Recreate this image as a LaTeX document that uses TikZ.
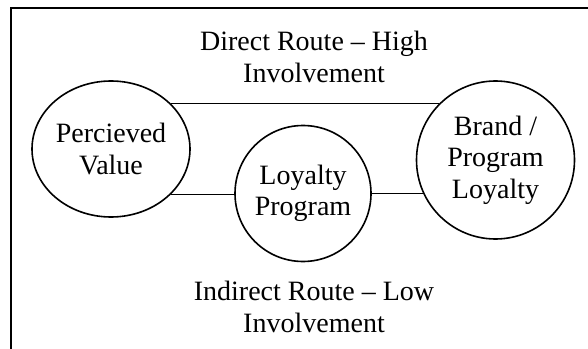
\documentclass[tikz,border=0pt]{standalone}
\usepackage{fontspec}
\setmainfont{Liberation Serif}
\usetikzlibrary{shapes.geometric}

\begin{document}
\begin{tikzpicture}[x=0.75pt, y=-0.75pt, line width=1.2pt,
	every node/.style={font=\fontsize{21}{23.5}\selectfont}]
				\useasboundingbox (0,0) rectangle (588,349);
				% frame
				\draw[line width=1.3pt] (11,349) -- (11,8) -- (588,8);
				\node[draw, ellipse, inner sep=0pt, minimum width=118.5pt, minimum height=102pt, label={[align=center]center:Percieved\\Value}] (PV)at(111, 149) {};
				\node[draw, circle, inner sep=0pt, minimum size=102pt, label={[align=center]center:Loyalty\\Program}] (LP)at(303, 193.5) {};
				\node[draw, circle, inner sep=0pt, minimum size=118.5pt, label={[align=center]center:Brand /\\Program\\Loyalty}] (BPL)at(495.5, 160) {};
				\node[align=center] (DR)at(314, 57) {Direct Route – High\\Involvement};
				\node[align=center] (IR)at(314, 307) {Indirect Route – Low\\Involvement};
				\draw[line width=1pt] (PV.37) -- (PV.37 -| BPL.135);
				\draw[line width=1pt] (PV.-37) -- (PV.-37 -| LP.west);
				\draw[line width=1pt] (LP.east) -- (LP.east -| BPL.205);
			\end{tikzpicture}
\end{document}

AIM OF THE EXERCISE: Quote all the lines above exactly as given. Do not include the pictures.

WRITTEN ANSWER:
Recreate this image as a LaTeX document that uses TikZ.
\documentclass[tikz,border=0pt]{standalone}
\usepackage{fontspec}
\setmainfont{Liberation Serif}
\usetikzlibrary{shapes.geometric}

\begin{document}
\begin{tikzpicture}[x=0.75pt, y=-0.75pt, line width=1.2pt,
	every node/.style={font=\fontsize{21}{23.5}\selectfont}]
				\useasboundingbox (0,0) rectangle (588,349);
				% frame
				\draw[line width=1.3pt] (11,349) -- (11,8) -- (588,8);
				\node[draw, ellipse, inner sep=0pt, minimum width=118.5pt, minimum height=102pt, label={[align=center]center:Percieved\\Value}] (PV)at(111, 149) {};
				\node[draw, circle, inner sep=0pt, minimum size=102pt, label={[align=center]center:Loyalty\\Program}] (LP)at(303, 193.5) {};
				\node[draw, circle, inner sep=0pt, minimum size=118.5pt, label={[align=center]center:Brand /\\Program\\Loyalty}] (BPL)at(495.5, 160) {};
				\node[align=center] (DR)at(314, 57) {Direct Route – High\\Involvement};
				\node[align=center] (IR)at(314, 307) {Indirect Route – Low\\Involvement};
				\draw[line width=1pt] (PV.37) -- (PV.37 -| BPL.135);
				\draw[line width=1pt] (PV.-37) -- (PV.-37 -| LP.west);
				\draw[line width=1pt] (LP.east) -- (LP.east -| BPL.205);
			\end{tikzpicture}
\end{document}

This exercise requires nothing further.